Tuesday Jul 01, 2008.     By Alicia Eler
Centerstage Chicago Nightlife City Guide Arts

A piece from Jessica Hannah's "Showroom No. 6"

Now that the pleasantly warm—or impossibly humid—summer weather is here to stay, everything slows down a bit. Naturally, galleries start planning for the September kick-off, so most summer shows go forward into group mode. But don't think that it's quantity over quality here; this guide to group shows to see will keep you moving about the city—instead of vegging in front of the TV watching '80s movies you didn't even like the first time around.

Ladylike
Runs through July 30 at Gosia Koscielak Studio & Gallery
Former CenterstageChicago.com art editor Joanne Hinkel curates her first show at this nicely tucked away Wicker Park gallery. Joining the ranks of other recent Chicago feminist-inspired shows, including "Henbane: Dialectics of the Feminine Sublime" at Medicine Park and ARC Gallery's "Feminist Interrogations," "Ladylike" touches on the intersections of women and spirituality, technology and cross-cultural understandings. Stand-outs include local artist Stacia Yeapanis' cross-stitched portraits of Buffy from Buffy the Vampire Slayer; Transylvania-born artist Andrea Deszo's embroideries of the "old country's" ideas about sexuality and gender; and Jessica Hannah's "Showroom No. 6," a fictitious, 1950s-inspired array of robotic female companions.

Boys of Summer
Runs through August 2 at Monique Meloche Gallery
In this show, artists explore representations of the male in contemporary art, as well as issues like race and class. Chicago artist Nick Cave's untitled photographs portray an African-American male with masks that at once look like those creepy, full-face burglar masks, but could also be re-interpreted as objects imbued with rich historical significance. Mexican artist Cueto's small-scale paintings, titled "Amor el arte contemporaneo," are pure art-masturbation: a boy wearing a white V-neck sexualizes, in so many ways, an Art Now book. And James Gobel goes where few gay male artists go—into portraying "bears," generally heavier, hairy gay men, through the more typically "feminine" mediums of felt, yarn and fabric. Other artists to check out in this show include Jesper Just, Russell Nachman, Joel Ross, Ebony G. Patterson and Zane Lewis.

Clouds, et al
Runs through July 12 at Carrie Secrist Gallery
Think fluff. Think summer. Now put 'em together and you've almost got a decent idea of this cloud-filled show at one of the West Loop's larger spaces. In Antonia Contro's lightbox One Cloud, she captures a single floating white cloud—which looks like a dollop of whipped cream from afar—as it lingers above mountains in a crisp blue sky. Dietrich Wegner's Playhouse II is a fluffy cloud-like treehouse, complete with a little ladder just like a regular treehouse. Eva Schlegel prints silkscreens on lead, and Ken Fandell's diptych manages to mesh together photographs of clouds and suns, creating a less-than-sunny sky.

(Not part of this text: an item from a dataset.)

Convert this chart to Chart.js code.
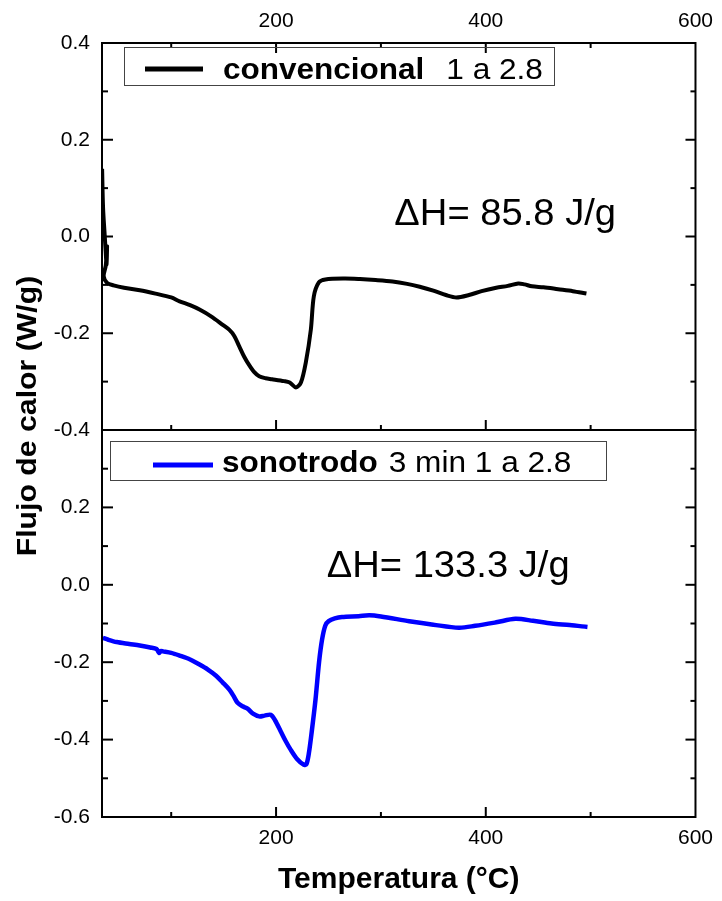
<!DOCTYPE html>
<html>
<head>
<meta charset="utf-8">
<script src="https://cdn.jsdelivr.net/npm/chart.js@4.4.1/dist/chart.umd.min.js"></script>
<style>
  html, body { margin: 0; padding: 0; background: #fff; }
  #wrap { width: 722px; height: 901px; }
</style>
</head>
<body>
<div id="wrap"><canvas id="dscChart"></canvas></div>
<script>
// convencional 1 a 2.8 (top panel)
const tempConv = [34.1, 35.0, 36.5, 37.5, 38.3, 38.8, 37.6, 35.6, 38.9, 45, 55, 70, 85, 100, 108, 118, 127, 138, 148.8, 155.5, 160, 164.9, 169.5, 174.4, 179, 183.9, 190, 196.2, 207.6, 213, 219, 223.7, 228.4, 233.2, 236, 240.8, 247, 265, 280, 295, 311, 325, 337, 350, 362, 372, 384, 396, 410, 421, 431, 437, 444, 455, 469, 483, 496];
const flowConv = [0.140, 0.060, 0.005, -0.030, -0.058, -0.020, -0.060, -0.082, -0.096, -0.101, -0.106, -0.111, -0.118, -0.126, -0.134, -0.142, -0.151, -0.165, -0.182, -0.193, -0.205, -0.227, -0.248, -0.266, -0.280, -0.289, -0.293, -0.295, -0.299, -0.302, -0.312, -0.302, -0.260, -0.192, -0.124, -0.095, -0.089, -0.087, -0.088, -0.090, -0.093, -0.098, -0.104, -0.112, -0.121, -0.126, -0.121, -0.113, -0.106, -0.102, -0.097, -0.099, -0.103, -0.105, -0.109, -0.113, -0.118];

// sonotrodo 3 min 1 a 2.8 (bottom panel)
const tempSono = [34.8, 40, 48, 60, 70, 80, 86, 88.5, 90, 92.2, 100, 108, 118, 127, 135, 142.8, 149, 155.5, 160, 163.3, 168, 172.8, 178, 183.9, 189, 195, 199, 204.5, 209, 213.9, 220, 226.5, 229, 231.3, 234, 237.6, 241, 243.9, 247, 250.2, 256, 262.8, 278.7, 289, 300, 327, 350, 374.4, 390, 410, 428.2, 445, 462.8, 480, 497];
const flowSono = [-0.137, -0.142, -0.148, -0.153, -0.157, -0.162, -0.166, -0.176, -0.171, -0.172, -0.176, -0.183, -0.193, -0.206, -0.219, -0.235, -0.252, -0.271, -0.290, -0.305, -0.314, -0.320, -0.333, -0.340, -0.338, -0.336, -0.350, -0.379, -0.403, -0.426, -0.450, -0.465, -0.463, -0.435, -0.380, -0.297, -0.200, -0.141, -0.105, -0.094, -0.087, -0.083, -0.081, -0.079, -0.082, -0.094, -0.103, -0.111, -0.106, -0.097, -0.088, -0.093, -0.100, -0.104, -0.109];

const seriesNames = ['convencional', 'sonotrodo'];
const seriesNotes = ['1 a 2.8', '3 min 1 a 2.8'];
const seriesColors = ['#000000', '#0000ff'];
const enthalpyLabels = ['\u0394H= 85.8 J/g', '\u0394H= 133.3 J/g'];

const xTicks = [200, 400, 600];
const xMinorTicks = [100, 300, 500];
const yTicksTop = [0.4, 0.2, 0.0, -0.2, -0.4];
const yMinorTop = [0.3, 0.1, -0.1, -0.3];
const yTicksBottom = [0.2, 0.0, -0.2, -0.4, -0.6];
const yMinorBottom = [0.3, 0.1, -0.1, -0.3, -0.5];

const toPoints = (xs, ys) => xs.map((x, i) => ({ x: x, y: ys[i] }));
const fixTicks = list => scale => { scale.ticks = list.map(v => ({ value: v })); };

function stretchText(ctx, text, x, y, font, sx) {
	ctx.save();
	ctx.font = font;
	ctx.translate(x, y);
	ctx.scale(sx, 1);
	ctx.fillText(text, 0, 0);
	const w = ctx.measureText(text).width * sx;
	ctx.restore();
	return w;
}

// frame with inward ticks on all sides of both panels
const framePlugin = {
	id: 'frame',
	afterDraw(chart) {
		const { ctx } = chart;
		const x = chart.scales.x;
		const panels = [
			{ y: chart.scales.yTop, major: yTicksTop, minor: yMinorTop, topTicks: true },
			{ y: chart.scales.yBot, major: yTicksBottom, minor: yMinorBottom, topTicks: false }
		];
		const line = (x1, y1, x2, y2) => { ctx.beginPath(); ctx.moveTo(x1, y1); ctx.lineTo(x2, y2); ctx.stroke(); };
		ctx.save();
		ctx.strokeStyle = '#000';
		ctx.lineWidth = 2;
		panels.forEach(p => {
			ctx.strokeRect(x.left, p.y.top, x.right - x.left, p.y.bottom - p.y.top);
			p.major.concat(p.minor).forEach(v => {
				if (v >= p.y.max || v <= p.y.min) return;
				const major = p.major.includes(v);
				const py = p.y.getPixelForValue(v);
				line(x.left, py, x.left + (major ? 11 : 6), py);
				line(x.right, py, x.right - (major ? 10 : 5), py);
			});
			xTicks.concat(xMinorTicks).forEach(v => {
				if (v >= x.max) return;
				const len = xTicks.includes(v) ? 10 : 5;
				const px = x.getPixelForValue(v);
				line(px, p.y.bottom, px, p.y.bottom - len);
				if (p.topTicks) line(px, p.y.top, px, p.y.top + len);
			});
		});
		ctx.restore();
	}
};

// boxed legends, enthalpy notes and y title
const notesPlugin = {
	id: 'notes',
	afterDraw(chart) {
		const { ctx } = chart;
		const x = chart.scales.x;
		const axes = [chart.scales.yTop, chart.scales.yBot];
		const boxes = [
			{ dx: 22, dy: 4, w: 430, h: 38, l1: 21, l2: 79, tx: 99, gap: 22, ly: 22, by: 32 },
			{ dx: 8, dy: 11, w: 496, h: 39, l1: 43, l2: 103, tx: 112, gap: 11, ly: 24, by: 31 }
		];
		const notePos = [{ t: 312.8, v: 0.023 }, { t: 248.3, v: 0.021 }];
		ctx.save();
		boxes.forEach((b, i) => {
			const y = axes[i];
			const bx = x.left + b.dx, by = y.top + b.dy;
			ctx.strokeStyle = '#444';
			ctx.lineWidth = 1;
			ctx.strokeRect(bx + 0.5, by + 0.5, b.w, b.h);
			const ds = chart.data.datasets[i];
			ctx.strokeStyle = ds.borderColor;
			ctx.lineWidth = 5;
			ctx.beginPath();
			ctx.moveTo(bx + b.l1, by + b.ly);
			ctx.lineTo(bx + b.l2, by + b.ly);
			ctx.stroke();
			ctx.fillStyle = '#000';
			ctx.textBaseline = 'alphabetic';
			ctx.textAlign = 'left';
			const w = stretchText(ctx, ds.label, bx + b.tx, by + b.by, 'bold 29px "Liberation Sans", Arial, sans-serif', 1.086);
			stretchText(ctx, seriesNotes[i], bx + b.tx + w + b.gap, by + b.by, '29px "Liberation Sans", Arial, sans-serif', 1.09);

			stretchText(ctx, enthalpyLabels[i], x.getPixelForValue(notePos[i].t), y.getPixelForValue(notePos[i].v), '36px "Liberation Sans", Arial, sans-serif', 1.06);
		});

		ctx.translate(28, 416);
		ctx.rotate(-Math.PI / 2);
		ctx.textAlign = 'center';
		ctx.textBaseline = 'middle';
		ctx.scale(1.08, 1);
		ctx.font = 'bold 28px "Liberation Sans", Arial, sans-serif';
		ctx.fillText('Flujo de calor (W/g)', 0, 0);
		ctx.restore();
	}
};

Chart.defaults.font.family = '"Liberation Sans", Arial, sans-serif';
Chart.defaults.color = '#000';

const tickFont = { size: 21 };
const noGrid = { display: false, drawTicks: false };

const ctx = document.getElementById('dscChart').getContext('2d');
const dscChart = new Chart(ctx, {
	type: 'line',
	data: {
		datasets: [{
			label: seriesNames[0],
			data: toPoints(tempConv, flowConv),
			yAxisID: 'yTop',
			borderColor: seriesColors[0],
			borderWidth: 4,
			pointRadius: 0,
			tension: 0.3,
			fill: false
		}, {
			label: seriesNames[1],
			data: toPoints(tempSono, flowSono),
			yAxisID: 'yBot',
			borderColor: seriesColors[1],
			borderWidth: 4.5,
			pointRadius: 0,
			tension: 0.3,
			fill: false
		}]
	},
	options: {
		responsive: true,
		maintainAspectRatio: false,
		animation: false,
		layout: { padding: { top: 0, right: 23, bottom: 0, left: 0 } },
		plugins: { legend: { display: false }, tooltip: { enabled: false } },
		scales: {
			x: {
				type: 'linear', position: 'bottom', min: 34, max: 600,
				afterBuildTicks: fixTicks(xTicks),
				afterFit: s => { s.height = 84; },
				grid: noGrid, border: { display: false },
				ticks: { font: tickFont, padding: 9, autoSkip: false, maxRotation: 0 },
				title: { display: true, text: 'Temperatura (°C)', font: { size: 30, weight: 'bold' }, padding: { top: 0, bottom: 3 } }
			},
			xTop: {
				type: 'linear', position: 'top', min: 34, max: 600,
				afterBuildTicks: fixTicks(xTicks),
				afterFit: s => { s.height = 43; },
				grid: noGrid, border: { display: false },
				ticks: { font: tickFont, padding: 9, autoSkip: false, maxRotation: 0 }
			},
			yBot: {
				type: 'linear', position: 'left', stack: 'panels', stackWeight: 1, weight: 0,
				min: -0.6, max: 0.4,
				afterBuildTicks: fixTicks(yTicksBottom),
				afterFit: s => { s.width = 102; },
				grid: noGrid, border: { display: false },
				ticks: { font: tickFont, padding: 12, autoSkip: false, callback: v => v.toFixed(1) }
			},
			yTop: {
				type: 'linear', position: 'left', stack: 'panels', stackWeight: 1, weight: 1,
				min: -0.4, max: 0.4,
				afterBuildTicks: fixTicks(yTicksTop),
				afterFit: s => { s.width = 102; },
				grid: noGrid, border: { display: false },
				ticks: { font: tickFont, padding: 12, autoSkip: false, callback: v => v.toFixed(1) }
			}
		}
	},
	plugins: [framePlugin, notesPlugin]
});
</script>
</body>
</html>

Several Landscapes and 3 Landscapes in the Modern Style
Runs July 5 to August 16 at Western Exhibitions
Catch the last two shows at Western Exhibitions's 1821 W. Hubbard Street space before owner Scott Speh packs up and moves to 119 N. Peoria in early September 2008. Focusing on the landscape painting, a staple of any art historical text, education or re-interpretation, Speh incorporates two separate, though intrinsically connected, shows.

In the Gallery 2 and 3 show, Landscapes in the Modern Style, artist Carl Baratta's psychedelic landscape paintings mesh disparate trees, multi-layered splatters of paint and hacked-up red tree trunks covered with black squares into whirling images; his references are nearly as random as his paint is scattered, including Middle Eastern miniature paintings, anime and English psychedelic album covers. In the Gallery 1 show, Several Landscapes, Claire Sherman shows soothing landscape paintings influenced by philosophical writings on the "sublime" in nature. But that's not all. Not even close. There are a bevy of other artists portraying the landscape through art in this show, too.